Right now, the pricing anchor is China. MP’s regulatory filing points to a China ex-works NdPr index as the reference for the agreement. Another China-based price series frequently used by the market is published by a competing Chinese price reporting agency.
This matters because China’s influence on rare earth pricing reflects its supply-chain dominance and the fact that it has the most physically liquid marketplace for the critical metals used in permanent magnets. But a China-based “ex-works” reference inherently reflects China’s domestic dynamics—at a time when Western supply chains are trying to scale up and China has been restricting exports.
- A China ex-works index reflects Chinese domestic market conditions.
- Those dynamics can diverge from Western supply-chain buildout needs.
- When contracts reference China’s price, Western projects inherit China-driven price discovery.
The Legal and Policy Overhang on China-Based Prices
China’s pricing power is not only about physical dominance. It also extends to price discovery—and, by extension, the confidence global counterparties place in the transparency and independence of a benchmark.
A November 2025 report by a U.S. House Select Committee on China highlighted concerns around China’s legal framework for mineral price reporting, pointing to the country’s 1998 Pricing Law and stating it “effectively makes it illegal to publish prices that deviate from the PRC government’s wishes.”
For market participants, that turns “benchmark risk” into something broader than volatility: it becomes a question of how a reference price is formed and whether it can be relied upon during periods of policy stress.
An Escape Clause—and a Path to Ex-China Price Discovery
The U.S. agreement includes an explicit escape hatch. The DoD can elect to switch the reference point away from the China index if “an internationally recognized alternative price index is developed” that expresses an ex-China mid-market price for NdPr oxide.
Several efforts are moving in that direction. Benchmark Mineral Intelligence has begun collecting prices for rare earths traded outside China. Meanwhile, CME Group (CME) and Intercontinental Exchange (ICE) are studying the potential for rare earth futures contracts—tools that can help develop a benchmark and give buyers and sellers a way to hedge.
- The DoD can switch if an internationally recognized ex-China index emerges.
- Benchmark Mineral Intelligence has started collecting ex-China rare earth prices.
- CME and ICE are evaluating rare earth futures contracts.

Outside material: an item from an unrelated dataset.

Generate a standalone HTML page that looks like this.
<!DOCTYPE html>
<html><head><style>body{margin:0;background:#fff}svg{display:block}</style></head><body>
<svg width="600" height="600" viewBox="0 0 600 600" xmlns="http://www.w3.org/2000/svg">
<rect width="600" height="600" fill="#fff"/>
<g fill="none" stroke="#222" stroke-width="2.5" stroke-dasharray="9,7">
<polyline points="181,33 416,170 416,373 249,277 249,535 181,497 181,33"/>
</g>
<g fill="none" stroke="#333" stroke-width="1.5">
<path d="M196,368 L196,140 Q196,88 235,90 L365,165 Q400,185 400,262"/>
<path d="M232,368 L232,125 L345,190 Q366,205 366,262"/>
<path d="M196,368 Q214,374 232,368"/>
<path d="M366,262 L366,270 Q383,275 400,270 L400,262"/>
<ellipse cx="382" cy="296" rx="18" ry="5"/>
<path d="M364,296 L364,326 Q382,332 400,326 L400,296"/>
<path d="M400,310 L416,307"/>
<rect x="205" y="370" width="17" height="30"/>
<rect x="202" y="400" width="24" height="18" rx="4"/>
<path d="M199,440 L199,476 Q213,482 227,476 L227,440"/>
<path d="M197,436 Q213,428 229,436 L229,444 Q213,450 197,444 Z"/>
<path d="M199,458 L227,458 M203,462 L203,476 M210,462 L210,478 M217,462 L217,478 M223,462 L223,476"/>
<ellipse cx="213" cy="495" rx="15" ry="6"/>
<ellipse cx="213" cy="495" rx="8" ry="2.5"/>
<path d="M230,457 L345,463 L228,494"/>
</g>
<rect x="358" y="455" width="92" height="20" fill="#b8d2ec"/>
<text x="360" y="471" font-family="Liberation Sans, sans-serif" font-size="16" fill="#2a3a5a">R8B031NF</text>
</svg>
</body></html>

Lithium Shows How Western Pricing Can Mature
A useful comparison is lithium. China has long influenced lithium pricing, including through domestic exchange signals. Over time, the Western market built more of its own pricing and risk-management toolkit through growing activity in CME lithium futures.
After CME launched its lithium hydroxide contract in 2021, activity was initially limited. It later accelerated as Western buyers and sellers sought alternatives. CME volumes rose 37% year-on-year in 2025, and January turnover hit a monthly record of 19,590 contracts. CME also expanded its suite with options and additional lithium-linked contracts.
The parallel is straightforward: even if China remains the largest physical market, a functioning Western derivatives and index ecosystem can reduce reliance on China as the sole venue for price discovery—and can improve the ability of projects to attract financing by enabling hedging.
What Investors Will Watch Next
The next signposts are whether an ex-China NdPr index gains broad acceptance and whether any rare earth futures proposals advance from study to launch. For U.S. investors, the key is whether new benchmarks meaningfully reduce pricing and financing friction for Western supply-chain projects.
WSA Take
The rally in NdPr has temporarily turned the U.S. floor-price deal with MP Materials (MP) into a win for taxpayers, since prices above $110/kg reduce the need for subsidies. But the bigger issue is structural: the contract’s reference price is still anchored in China, which keeps Western supply chains tied to Chinese price discovery. The embedded escape clause is a clear admission that the West needs an ex-China benchmark to make industrial policy durable. The lithium market shows how quickly pricing power can shift once credible contracts and liquidity build outside China.